Now let's be absolutely
clear: the slave trade was horrific, despicable and a truly abhorrent legacy
for which some of our ancestors ought to have felt much shame, regret and
contrition. But that sentiment must apply to - and only apply to - people who were personally
involved, and people around at the time who didn't do enough to stop it - it is certainly not David Cameron's duty to apologise
or offer financial restitution for these past crimes against humanity.
The very basis of
contrition, regret and atonement is that we are moral agents who must take
responsibility for our own actions, not the actions of people we've never met
and to whom we have no personal connection.

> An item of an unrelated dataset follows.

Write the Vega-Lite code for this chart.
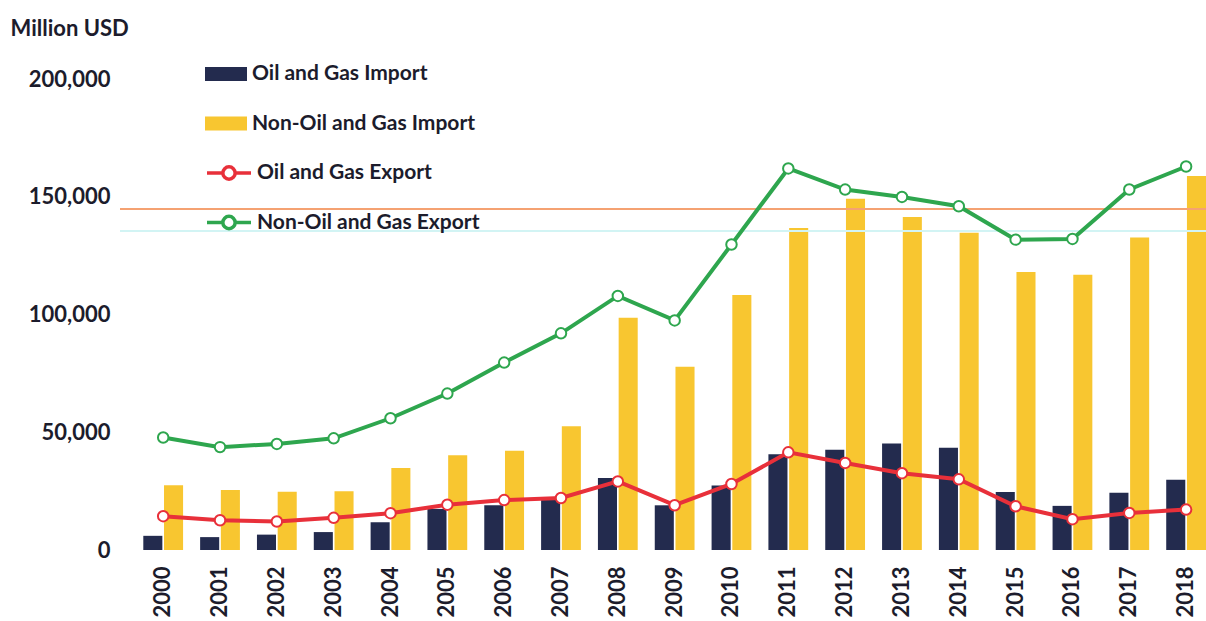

But there is another point
to this opprobrious news story: in asking us to live in the past, the valuable
notion of 'moving on' and acknowledging the progress that has been made in the
intervening time is being diminished, which to me smacks of treating the
current people of Jamaica a little too trivially and disrespectfully. It sees
to me rather patronising to talk of the citizens of Jamaica as being people so stuck in
the past that they haven't moved on and are still preoccupied with righting the
wrongs of history.
Perhaps they are, but I
would like to think not: for if there is one valuable thing to be learned from
being human it is that harbouring resentments from the past is rather like
pouring hot coals on your own head and expecting it to burn the scalp of your
enemy. Imagine how much that truism is magnified when the people who've done
the wronging did so at a time when your grandparents weren't even born.